Hang Li(UNSW), Siyuan Chen(University of New South Wales) and Julien Epps(School of Electrical Engineering and Telecommunications, UNSW Australia)
Abstract:
In a variety of conversation contexts, accurately predicting the time point at which a conversational participant is about to speak can help improve computer-mediated human-human communications. Although it is not difficult for a human to perceive turn-taking intent in conversations, it has been a challenging task for computers to date. In this study, we employed eye activity acquired from low-cost wearable hardware during natural conversation and studied how pupil diameter, blink and gaze direction could assist speech in voice activity and turn-taking prediction.
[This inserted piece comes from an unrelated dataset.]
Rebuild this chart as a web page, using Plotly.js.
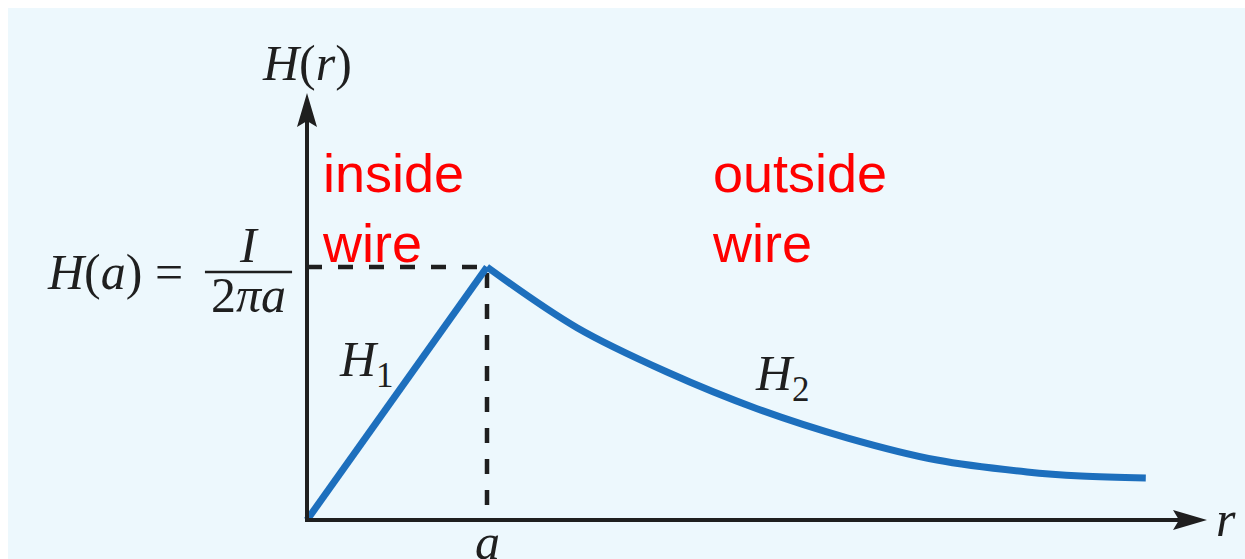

Experiments on a new 2-hour corpus of natural conversational speech between six pairs of speakers wearing near-field eye video glasses revealed that the F1 score for predicting the voicing activity up to 1s ahead of the current instant can be above 80%, for speech and non-speech detection with fused eye and speech features. Further, extracting features synchronously from both interlocutors provides a relative reduction in error rate of 8.5% compared with a system based on just a single speaker. The performance of four turn-taking states based on the predicted voice activity also achieved F1 scores significantly higher than chance level. These findings suggest that wearable eye activity can play a role in future speech communication systems.